:: WHAT YOU SHOULD DO ::
Retype nothing but the lines from the start of the material up to and including the line with "23101, 533670, 12328467, 730402154, 1000000000]". Pictures don't belong in the copy.
***** COLLECTED MATERIAL *****
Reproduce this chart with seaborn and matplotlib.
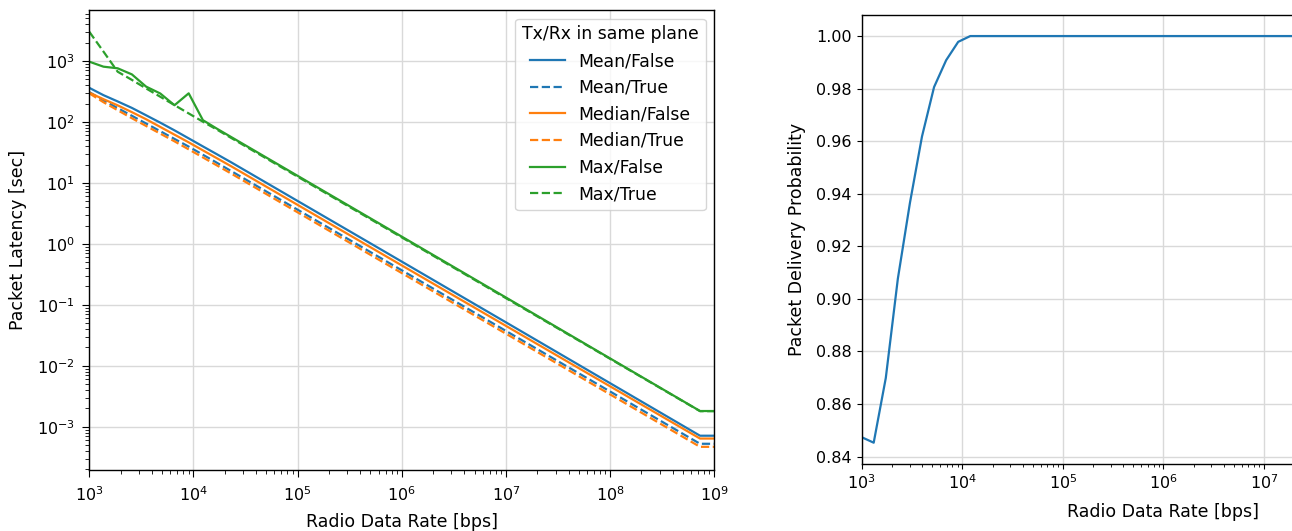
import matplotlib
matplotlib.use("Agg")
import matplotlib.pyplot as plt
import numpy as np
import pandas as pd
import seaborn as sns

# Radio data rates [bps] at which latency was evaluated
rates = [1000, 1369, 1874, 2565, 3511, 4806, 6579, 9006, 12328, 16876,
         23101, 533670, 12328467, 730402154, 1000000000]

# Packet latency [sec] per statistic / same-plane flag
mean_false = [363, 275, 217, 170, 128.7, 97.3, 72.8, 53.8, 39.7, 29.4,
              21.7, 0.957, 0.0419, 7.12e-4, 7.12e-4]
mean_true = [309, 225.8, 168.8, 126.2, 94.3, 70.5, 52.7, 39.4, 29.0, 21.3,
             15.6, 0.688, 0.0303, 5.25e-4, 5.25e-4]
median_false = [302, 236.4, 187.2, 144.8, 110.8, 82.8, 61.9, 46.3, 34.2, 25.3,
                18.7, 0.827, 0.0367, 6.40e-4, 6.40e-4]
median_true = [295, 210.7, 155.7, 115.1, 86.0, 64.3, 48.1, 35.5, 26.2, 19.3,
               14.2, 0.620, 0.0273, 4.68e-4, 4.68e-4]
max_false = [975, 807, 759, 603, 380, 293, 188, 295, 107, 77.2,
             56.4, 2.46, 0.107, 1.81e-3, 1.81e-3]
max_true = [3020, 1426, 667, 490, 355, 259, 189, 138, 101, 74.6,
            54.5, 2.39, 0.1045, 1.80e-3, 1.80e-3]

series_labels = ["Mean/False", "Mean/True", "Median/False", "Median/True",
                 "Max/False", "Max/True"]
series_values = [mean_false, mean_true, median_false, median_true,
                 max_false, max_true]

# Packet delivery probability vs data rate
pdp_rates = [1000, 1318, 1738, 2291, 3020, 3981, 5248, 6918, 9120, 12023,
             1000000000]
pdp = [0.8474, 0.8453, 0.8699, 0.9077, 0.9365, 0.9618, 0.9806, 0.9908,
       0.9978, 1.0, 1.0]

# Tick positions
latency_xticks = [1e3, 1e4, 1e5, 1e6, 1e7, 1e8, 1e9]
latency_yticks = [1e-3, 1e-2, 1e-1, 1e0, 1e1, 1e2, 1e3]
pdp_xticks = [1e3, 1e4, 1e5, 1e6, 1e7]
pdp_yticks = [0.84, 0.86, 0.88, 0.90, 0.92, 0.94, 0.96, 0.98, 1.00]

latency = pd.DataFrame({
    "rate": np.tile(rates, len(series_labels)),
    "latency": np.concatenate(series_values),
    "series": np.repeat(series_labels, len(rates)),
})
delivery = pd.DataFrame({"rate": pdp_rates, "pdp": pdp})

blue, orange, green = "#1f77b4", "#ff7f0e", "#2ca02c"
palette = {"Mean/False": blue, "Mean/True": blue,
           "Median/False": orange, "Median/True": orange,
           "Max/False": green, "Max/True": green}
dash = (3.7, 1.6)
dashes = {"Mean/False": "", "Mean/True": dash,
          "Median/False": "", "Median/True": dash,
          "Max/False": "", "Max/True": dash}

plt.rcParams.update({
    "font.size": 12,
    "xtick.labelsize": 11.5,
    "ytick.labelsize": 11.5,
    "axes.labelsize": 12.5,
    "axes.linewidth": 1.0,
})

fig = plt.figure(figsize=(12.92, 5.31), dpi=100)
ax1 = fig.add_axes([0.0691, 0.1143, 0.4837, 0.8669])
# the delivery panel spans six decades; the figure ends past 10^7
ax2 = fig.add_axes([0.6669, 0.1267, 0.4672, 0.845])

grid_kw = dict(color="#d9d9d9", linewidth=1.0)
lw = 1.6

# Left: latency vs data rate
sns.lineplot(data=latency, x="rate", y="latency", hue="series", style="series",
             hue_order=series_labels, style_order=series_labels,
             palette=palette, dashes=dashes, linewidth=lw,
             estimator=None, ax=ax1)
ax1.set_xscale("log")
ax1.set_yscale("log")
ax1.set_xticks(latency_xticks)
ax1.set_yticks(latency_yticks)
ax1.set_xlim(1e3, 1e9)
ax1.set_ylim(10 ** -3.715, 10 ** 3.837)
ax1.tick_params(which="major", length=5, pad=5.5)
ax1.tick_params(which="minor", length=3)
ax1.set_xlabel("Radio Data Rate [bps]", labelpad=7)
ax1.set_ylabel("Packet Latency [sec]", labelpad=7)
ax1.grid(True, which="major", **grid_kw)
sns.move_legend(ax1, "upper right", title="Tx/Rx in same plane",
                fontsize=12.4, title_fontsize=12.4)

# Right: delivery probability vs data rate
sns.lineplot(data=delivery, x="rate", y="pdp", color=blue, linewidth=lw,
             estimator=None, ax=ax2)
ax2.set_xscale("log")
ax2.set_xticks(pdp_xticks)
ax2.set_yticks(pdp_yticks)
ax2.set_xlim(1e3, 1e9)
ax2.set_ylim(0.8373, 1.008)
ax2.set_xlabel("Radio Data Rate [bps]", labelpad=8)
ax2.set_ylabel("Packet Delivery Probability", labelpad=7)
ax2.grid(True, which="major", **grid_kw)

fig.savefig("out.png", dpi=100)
*****
:: EXERCISE RESULT ::
Reproduce this chart with seaborn and matplotlib.
import matplotlib
matplotlib.use("Agg")
import matplotlib.pyplot as plt
import numpy as np
import pandas as pd
import seaborn as sns

# Radio data rates [bps] at which latency was evaluated
rates = [1000, 1369, 1874, 2565, 3511, 4806, 6579, 9006, 12328, 16876,
         23101, 533670, 12328467, 730402154, 1000000000]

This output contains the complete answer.